O Ministério Público também foi procurado por GaúchaZH. O órgão informou, por meio da assessoria de imprensa, que é possível abrir um expediente para avaliar as questões por meio da Promotoria de Patrimônio Público. Entretanto, até o final da tarde desta segunda-feira, isso não tinha sido feito.
Governo estudar cancelar questões
O comando da Brigada Militar estuda cancelar de três a cinco questões da prova. A decisão está sendo avaliada pela assessoria jurídica da corporação, após diversos relatos em redes sociais. Em entrevista nesta segunda-feira (18) ao Gaúcha Atualidade, o comandante-geral da BM disse que tanto a corporação quanto membros do governo do Estado foram "surpreendidos" pelas perguntas.
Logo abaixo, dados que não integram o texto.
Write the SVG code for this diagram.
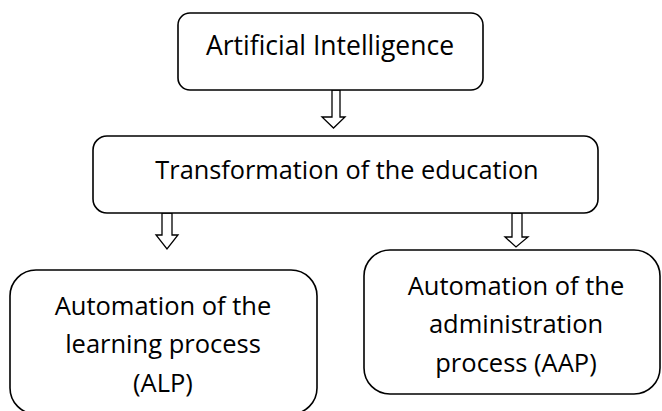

— Fomos surpreendidos pelo conteúdo, que chega a ferir o princípio da impessoalidade, citando autoridades que estão ou estavam até recentemente no cargo — afirmou o coronel Andreis Dal'Lago.
Contraponto
A Fundatec se manifestou sobre a polêmica nesta segunda-feira. Também em entrevista ao Gaúcha Atualidade, o presidente da fundação negou que tenha havido direcionamento político ou orientação da Brigada. Segundo Carlos Henrique da Cunha Castro, as perguntas foram elaboradas por bancas independente com base nas diretrizes do edital.
— Não há orientação política alguma, nem do presidente da fundação nem de quem acompanha as bancas. Nossos clientes são de todos os partidos políticos — afirmou Castro.
Para o presidente da Fundatec, críticas são aceitas e as questões polêmicas devem ser discutidas. Mas defende que as perguntas não sejam anuladas.
— Faz parte do processo seletivo que tu tenha um conhecimento e esteja atualizado dos fatos que ocorrem atualmente — destacou.
Carlos Henrique da Cunha Castro afirmou ainda que a fundação não pretende ter a iniciativa de anular as questões e irá aguardar os eventuais recursos dos candidatos.